Semi-supervised learning examples
With the amount of data constantly growing by leaps and bounds, there’s no way for it to be labeled in a timely fashion. Think of an active TikTok user that uploads up to 20 videos per day on average. And there are 1 billion active users. In such a scenario, semi-supervised learning can boast of a wide array of use cases from image and speech recognition to web content and text document classification.
Labeling audio is a very resource- and time-intensive task, so semi-supervised learning can be used to overcome the challenges and provide better performance. Facebook (now Meta) has successfully applied semi-supervised learning (namely the self-training method) to its speech recognition models and improved them. They started off with the base model that was trained with 100 hours of human-annotated audio data. Then 500 hours of unlabeled speech data was added and self-training was used to increase the performance of the models. As far as the results, the word error rate (WER) decreased by 33.9 percent, which is a significant improvement.

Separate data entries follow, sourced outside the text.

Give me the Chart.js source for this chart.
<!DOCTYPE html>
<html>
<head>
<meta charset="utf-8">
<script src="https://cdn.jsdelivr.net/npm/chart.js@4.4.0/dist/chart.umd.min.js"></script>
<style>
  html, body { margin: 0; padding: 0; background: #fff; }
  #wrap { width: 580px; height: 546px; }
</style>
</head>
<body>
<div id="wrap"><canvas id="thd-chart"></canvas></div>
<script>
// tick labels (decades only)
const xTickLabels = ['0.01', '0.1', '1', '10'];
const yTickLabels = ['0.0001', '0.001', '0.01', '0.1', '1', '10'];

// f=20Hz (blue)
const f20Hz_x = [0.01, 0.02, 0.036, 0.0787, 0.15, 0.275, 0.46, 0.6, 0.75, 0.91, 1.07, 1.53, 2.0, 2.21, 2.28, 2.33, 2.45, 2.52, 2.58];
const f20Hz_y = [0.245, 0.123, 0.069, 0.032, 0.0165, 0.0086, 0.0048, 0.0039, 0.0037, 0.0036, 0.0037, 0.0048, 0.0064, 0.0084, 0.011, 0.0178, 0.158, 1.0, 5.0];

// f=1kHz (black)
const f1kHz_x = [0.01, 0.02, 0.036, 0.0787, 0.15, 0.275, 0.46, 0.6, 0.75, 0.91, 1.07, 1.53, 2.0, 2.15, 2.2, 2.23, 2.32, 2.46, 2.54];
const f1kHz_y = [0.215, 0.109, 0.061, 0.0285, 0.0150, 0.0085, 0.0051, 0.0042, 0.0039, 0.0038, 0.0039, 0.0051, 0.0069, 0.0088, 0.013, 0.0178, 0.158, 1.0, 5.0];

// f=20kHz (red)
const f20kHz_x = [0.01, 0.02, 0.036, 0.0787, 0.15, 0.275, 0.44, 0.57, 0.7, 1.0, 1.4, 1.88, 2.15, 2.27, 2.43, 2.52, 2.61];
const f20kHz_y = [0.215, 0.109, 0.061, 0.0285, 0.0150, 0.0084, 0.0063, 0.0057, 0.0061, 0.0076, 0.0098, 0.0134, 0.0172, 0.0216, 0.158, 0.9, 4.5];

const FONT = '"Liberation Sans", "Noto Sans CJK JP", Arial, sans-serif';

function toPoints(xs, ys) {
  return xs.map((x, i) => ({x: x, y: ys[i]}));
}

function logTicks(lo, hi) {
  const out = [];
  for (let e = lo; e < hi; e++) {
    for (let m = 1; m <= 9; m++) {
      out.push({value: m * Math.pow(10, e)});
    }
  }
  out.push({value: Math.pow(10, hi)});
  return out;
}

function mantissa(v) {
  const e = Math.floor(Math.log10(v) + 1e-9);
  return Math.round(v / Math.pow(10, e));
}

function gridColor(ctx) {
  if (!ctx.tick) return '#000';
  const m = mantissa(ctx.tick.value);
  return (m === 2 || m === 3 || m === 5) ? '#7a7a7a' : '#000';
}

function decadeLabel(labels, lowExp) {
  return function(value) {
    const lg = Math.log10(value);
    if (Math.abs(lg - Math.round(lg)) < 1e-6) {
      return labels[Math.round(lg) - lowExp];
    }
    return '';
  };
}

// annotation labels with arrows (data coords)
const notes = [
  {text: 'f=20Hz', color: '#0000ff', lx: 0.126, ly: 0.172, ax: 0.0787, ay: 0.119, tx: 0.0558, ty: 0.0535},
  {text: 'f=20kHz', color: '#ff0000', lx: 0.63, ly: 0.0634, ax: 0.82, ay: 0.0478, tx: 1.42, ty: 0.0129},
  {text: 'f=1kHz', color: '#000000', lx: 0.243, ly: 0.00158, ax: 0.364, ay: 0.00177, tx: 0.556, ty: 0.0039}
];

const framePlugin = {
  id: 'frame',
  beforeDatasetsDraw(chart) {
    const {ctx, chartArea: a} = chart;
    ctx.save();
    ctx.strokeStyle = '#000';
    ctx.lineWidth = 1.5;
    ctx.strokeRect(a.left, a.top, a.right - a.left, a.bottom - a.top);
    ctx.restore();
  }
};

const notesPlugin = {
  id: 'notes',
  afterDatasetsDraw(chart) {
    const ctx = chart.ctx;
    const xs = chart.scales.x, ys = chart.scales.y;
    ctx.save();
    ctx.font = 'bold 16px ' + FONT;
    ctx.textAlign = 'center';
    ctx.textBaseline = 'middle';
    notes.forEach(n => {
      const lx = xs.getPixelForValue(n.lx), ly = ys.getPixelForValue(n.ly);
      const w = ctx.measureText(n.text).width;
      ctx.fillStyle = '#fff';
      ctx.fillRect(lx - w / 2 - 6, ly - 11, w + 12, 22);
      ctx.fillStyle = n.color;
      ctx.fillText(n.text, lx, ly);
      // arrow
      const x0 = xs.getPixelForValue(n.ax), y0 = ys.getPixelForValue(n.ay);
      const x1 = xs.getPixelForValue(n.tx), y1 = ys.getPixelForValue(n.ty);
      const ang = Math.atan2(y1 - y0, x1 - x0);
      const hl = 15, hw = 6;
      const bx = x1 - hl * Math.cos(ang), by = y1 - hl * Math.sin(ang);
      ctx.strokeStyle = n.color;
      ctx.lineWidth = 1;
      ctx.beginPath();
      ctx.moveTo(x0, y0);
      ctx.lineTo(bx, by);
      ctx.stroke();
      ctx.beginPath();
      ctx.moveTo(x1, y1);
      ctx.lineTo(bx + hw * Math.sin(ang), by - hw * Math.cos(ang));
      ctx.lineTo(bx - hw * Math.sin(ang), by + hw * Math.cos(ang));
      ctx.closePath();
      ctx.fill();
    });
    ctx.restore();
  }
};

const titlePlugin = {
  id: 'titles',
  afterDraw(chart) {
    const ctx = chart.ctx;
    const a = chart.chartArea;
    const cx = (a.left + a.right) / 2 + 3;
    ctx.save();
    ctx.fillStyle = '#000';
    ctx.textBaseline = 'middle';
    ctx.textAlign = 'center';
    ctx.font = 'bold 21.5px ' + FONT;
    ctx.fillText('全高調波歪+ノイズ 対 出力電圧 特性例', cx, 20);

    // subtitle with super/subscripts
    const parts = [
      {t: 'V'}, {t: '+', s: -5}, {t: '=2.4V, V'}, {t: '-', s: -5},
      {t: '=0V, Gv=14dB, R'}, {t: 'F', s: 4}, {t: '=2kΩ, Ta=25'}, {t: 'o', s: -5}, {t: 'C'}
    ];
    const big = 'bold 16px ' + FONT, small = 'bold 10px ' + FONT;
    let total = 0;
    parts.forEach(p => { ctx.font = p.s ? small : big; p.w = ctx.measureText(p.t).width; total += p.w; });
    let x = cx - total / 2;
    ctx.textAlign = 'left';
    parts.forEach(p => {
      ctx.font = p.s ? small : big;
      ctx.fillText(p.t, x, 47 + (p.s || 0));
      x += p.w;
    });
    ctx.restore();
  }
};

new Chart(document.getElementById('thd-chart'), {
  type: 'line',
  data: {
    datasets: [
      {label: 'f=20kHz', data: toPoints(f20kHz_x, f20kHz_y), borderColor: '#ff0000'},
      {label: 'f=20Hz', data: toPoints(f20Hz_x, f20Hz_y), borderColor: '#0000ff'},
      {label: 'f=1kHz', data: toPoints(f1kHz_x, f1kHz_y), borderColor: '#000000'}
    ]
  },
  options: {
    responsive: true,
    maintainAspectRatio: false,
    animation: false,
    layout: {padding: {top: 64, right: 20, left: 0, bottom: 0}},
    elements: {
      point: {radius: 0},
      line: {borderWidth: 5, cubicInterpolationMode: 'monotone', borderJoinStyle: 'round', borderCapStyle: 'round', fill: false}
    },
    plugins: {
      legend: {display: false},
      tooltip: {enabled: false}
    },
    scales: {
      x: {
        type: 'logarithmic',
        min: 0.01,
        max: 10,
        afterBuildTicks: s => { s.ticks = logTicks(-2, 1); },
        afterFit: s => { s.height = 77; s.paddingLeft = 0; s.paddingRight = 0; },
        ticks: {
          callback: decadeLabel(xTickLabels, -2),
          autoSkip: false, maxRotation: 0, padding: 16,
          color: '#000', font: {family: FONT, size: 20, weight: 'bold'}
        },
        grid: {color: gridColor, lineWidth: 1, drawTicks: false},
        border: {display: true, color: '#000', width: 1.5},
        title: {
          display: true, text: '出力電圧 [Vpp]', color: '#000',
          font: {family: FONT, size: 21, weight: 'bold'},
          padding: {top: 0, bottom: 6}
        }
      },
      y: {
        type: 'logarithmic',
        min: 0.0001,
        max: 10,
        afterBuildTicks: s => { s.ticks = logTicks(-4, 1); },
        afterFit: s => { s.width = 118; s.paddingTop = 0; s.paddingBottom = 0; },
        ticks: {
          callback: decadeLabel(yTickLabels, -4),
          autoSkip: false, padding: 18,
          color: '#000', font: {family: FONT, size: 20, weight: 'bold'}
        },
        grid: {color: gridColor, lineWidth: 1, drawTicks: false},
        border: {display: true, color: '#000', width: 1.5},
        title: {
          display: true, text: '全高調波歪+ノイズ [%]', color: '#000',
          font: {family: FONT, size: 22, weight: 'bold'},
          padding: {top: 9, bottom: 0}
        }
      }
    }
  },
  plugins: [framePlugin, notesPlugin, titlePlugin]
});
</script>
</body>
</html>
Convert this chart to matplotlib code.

Web content classification
With billions of websites presenting all sorts of content out there, classification would take a huge team of human resources to organize information on web pages by adding corresponding labels. The variations of semi-supervised learning are used to annotate web content and classify it accordingly to improve user experience. Many search engines, including Google, apply SSL to their ranking component to better understand human language and the relevance of candidate search results to queries. With SSL, Google Search finds content that is most relevant to a particular user query.
Text document classification
Another example of when semi-supervised learning can be used successfully is in the building of a text document classifier. Here, the method is effective because it is really difficult for human annotators to read through multiple word-heavy texts to assign a basic label, like a type or genre.
For example, a classifier can be built on top of deep learning neural networks like LSTM (long short-term memory) networks that are capable of finding long-term dependencies in data and retraining past information over time. Usually, training a neural net requires lots of data with and without labels. A semi-supervised learning framework works just fine as you can train a base LSTM model on a few text examples with hand-labeled most relevant words and then apply it to a bigger number of unlabeled samples.
When to use and not use semi-supervised learning
With a minimal amount of labeled data and plenty of unlabeled data, semi-supervised learning shows promising results in classification tasks while leaving the doors open for other ML tasks. Basically, the approach can make use of pretty much any supervised algorithm with some modifications needed. On top of that, SSL fits well for clustering and anomaly detection purposes too if the data fits the profile. While a relatively new field, semi-supervised learning has already proved to be effective in many areas.
But it doesn’t mean that semi-supervised learning is applicable to all tasks. If the portion of labeled data isn’t representative of the entire distribution, the approach may fall short. Say, you need to classify images of colored objects that have different looks from different angles. Unless you have a large amount of labeled data, the results will have poor accuracy. But if we’re talking about lots of labeled data, then semi-supervised learning isn’t the way to go. Like it or not, many real-life applications still need lots of labeled data, so supervised learning won’t go anywhere in the near future.